Gewiss, wir haben seither einiges gelernt. Preußen erscheint uns nicht mehr als jener Hort des Militarismus, der die Alliierten veranlasste, das Land 1947 aufzulösen. Im Gegenteil, nun sieht es gelegentlich fast so aus als habe es vor allem aus Toleranz, Redlichkeit und dem Ethos von Pflicht und Gehorsam bestanden. Ganz so war es nun doch nicht, aber auch die Widersprüche Preußens - Militarismus und Klassizismus, Nüchternheit und wilhelminische Großmannsucht - gehören heute zum Inventar des Preußen-Bildes. Doch über allen diesen Lektionen ist offenbar etwas auf der Strecke gebleben. Ist es das nicht ganz Geheure an dieser großen Episode der Weltgeschichte, das mit seiner Faszination doch irgendwie zusammenhängt? Ist es der Umstand, dass die Normalität der historischen Betrachtung Preußen eingeholt hat?

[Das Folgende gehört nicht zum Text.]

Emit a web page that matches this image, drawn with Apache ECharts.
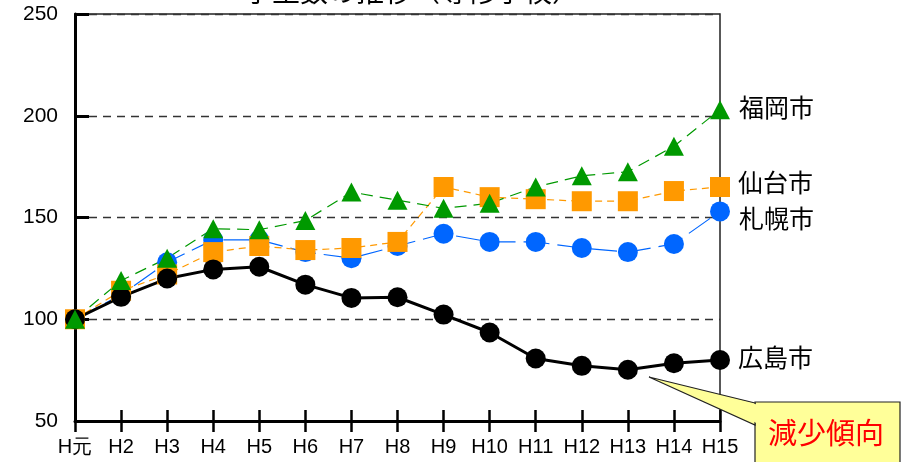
<!DOCTYPE html>
<html>
<head>
<meta charset="utf-8">
<script src="https://cdn.jsdelivr.net/npm/echarts@6/dist/echarts.min.js"></script>
<style>
    html, body { margin: 0; padding: 0; background: #fff; }
    #chart { width: 904px; height: 462px; }
</style>
</head>
<body>
<div id="chart"></div>
<script>
    // 年度（平成元年＝100とした指数）
    const years = ['H元', 'H2', 'H3', 'H4', 'H5', 'H6', 'H7', 'H8', 'H9', 'H10', 'H11', 'H12', 'H13', 'H14', 'H15']
    const sapporo = [100, 112, 128, 139, 139, 133, 130, 136, 142, 138, 138, 135, 133, 137, 153]
    const sendai = [100, 114, 122, 133, 136, 134, 135, 138, 165, 160, 159, 158, 158, 163, 165]
    const hiroshima = [100, 111, 120, 124.5, 125.8, 117, 110.5, 110.8, 102.3, 93.5, 80.7, 77.1, 75.2, 78.4, 80]
    const fukuoka = [100, 119, 130, 144.5, 144, 148.5, 162.5, 158.5, 154.5, 157, 165, 170.5, 172.5, 185, 203]
    const yTicks = { min: 50, max: 250, interval: 50 }

    const chart = echarts.init(document.getElementById('chart'))
    const font = 'Liberation Sans, Arial, sans-serif'
    const jpFont = 'Noto Sans CJK JP, sans-serif'

    function lineSeries(name, data, color, symbol, size, lineStyle){
        return {
            name: name,
            type: 'line',
            data: data,
            symbol: symbol,
            symbolSize: size,
            showAllSymbol: true,
            animation: false,
            itemStyle: { color: color, borderWidth: 0 },
            lineStyle: Object.assign({ color: color }, lineStyle)
        }
    }

    const option = {
        animation: false,
        grid: {
            left: 75, right: 184, top: 14, bottom: 41,
            show: true,
            borderColor: '#222',
            borderWidth: 1.5,
            backgroundColor: 'transparent'
        },
        xAxis: [
            {
                type: 'category',
                data: years,
                boundaryGap: false,
                axisLine: { lineStyle: { color: '#000', width: 3 } },
                axisTick: { inside: true, length: 11, lineStyle: { color: '#000', width: 2.5 } },
                axisLabel: { color: '#000', fontSize: 20, fontFamily: font, margin: 16, interval: 0 },
                splitLine: { show: false }
            },
            {
                type: 'category',
                data: years,
                position: 'bottom',
                boundaryGap: false,
                axisLine: { show: false },
                axisTick: { inside: false, length: 11, lineStyle: { color: '#000', width: 2.5 } },
                axisLabel: { show: false },
                splitLine: { show: false }
            }
        ],
        yAxis: {
            type: 'value',
            min: yTicks.min,
            max: yTicks.max,
            interval: yTicks.interval,
            axisLine: { show: true, lineStyle: { color: '#000', width: 3 } },
            axisTick: { show: true, inside: true, length: 14, lineStyle: { color: '#000', width: 3 } },
            axisLabel: { color: '#000', fontSize: 21, fontFamily: font, margin: 17 },
            splitLine: { show: true, lineStyle: { color: '#333', width: 1.3, type: [8, 6] } }
        },
        series: [
            lineSeries('札幌市', sapporo, '#0066ff', 'circle', 20, { width: 1.2, type: [26, 8] }),
            lineSeries('仙台市', sendai, '#ff9900', 'rect', 20, { width: 1.2, type: [7, 5] }),
            lineSeries('広島市', hiroshima, '#000000', 'circle', 20, { width: 3, type: 'solid' }),
            lineSeries('福岡市', fukuoka, '#009900', 'triangle', [20, 19], { width: 1.2, type: [12, 7] })
        ],
        graphic: [
            // タイトル（上端で切れている）
            {
                type: 'text', x: 412, y: 5,
                style: { text: '学生数の推移（専修学校）', font: '28px ' + jpFont, fill: '#000', textAlign: 'center', textVerticalAlign: 'bottom' }
            },
            // 系列名
            { type: 'text', x: 739, y: 107, style: { text: '福岡市', font: '25px ' + jpFont, fill: '#000', textVerticalAlign: 'middle' } },
            { type: 'text', x: 738, y: 182, style: { text: '仙台市', font: '25px ' + jpFont, fill: '#000', textVerticalAlign: 'middle' } },
            { type: 'text', x: 739, y: 218, style: { text: '札幌市', font: '25px ' + jpFont, fill: '#000', textVerticalAlign: 'middle' } },
            { type: 'text', x: 738, y: 357, style: { text: '広島市', font: '25px ' + jpFont, fill: '#000', textVerticalAlign: 'middle' } },
            // 吹き出し
            {
                type: 'rect', z: 100,
                shape: { x: 755, y: 402, width: 145, height: 80 },
                style: { fill: '#ffff99', stroke: '#222', lineWidth: 1.2 }
            },
            {
                type: 'polygon', z: 101,
                shape: { points: [[755, 403], [649, 377], [755, 425]] },
                style: { fill: '#ffff99', stroke: '#222', lineWidth: 1.2 }
            },
            {
                type: 'polygon', z: 102,
                shape: { points: [[757, 404.5], [700, 391], [757, 423.5]] },
                style: { fill: '#ffff99', stroke: null }
            },
            {
                type: 'text', z: 103, x: 768, y: 433,
                style: { text: '減少傾向', font: '29px ' + jpFont, fill: '#ff0000', textVerticalAlign: 'middle' }
            }
        ]
    }
    chart.setOption(option)
</script>
</body>
</html>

Es steht, nach diesem Preußenjahr, nicht schlecht um Preußens Nachleben. Das Schloss, das sein erster König errichtet hat, ist mit der Empfehlung der Experten-Kommission seiner neuen Rolle als städtebaulicher Anker der Stadtmitte näher gerückt. Auf der anderen Seite des Brachfeldes, der einmal der Schlossplatz war, ragt eine Ecke der Bauakademie auf, sozusagen zur Probe; einen neuen Verein zur Beförderung ihrer Wiederherstellung gibt es seit diesem Herbst auch. In Potsdam ist der Aufbau des Stadtschlosses sogar beschlossene Sache.

Dieser Tage ist Preußen-Professor Ernst Hinrichs in Berlin. Er löst sein Institut am Hausvogtei-Platz auf - das Mobiliar geht an die Akademie der Wissenschaft, die Bücher an die Humboldt-Universität. Die VW-Stiftung hatte zwar 1,5 Millionen Mark als Anschluss-Finanzierung genehmigt. Aber Berlin und Brandenburg, die sich allzu gerne mit Preußen groß tun, waren nicht bereit, die Fortführung eines Instituts zu sichern, das sich wissenschaftlich mit seiner Geschichte beschäftigt.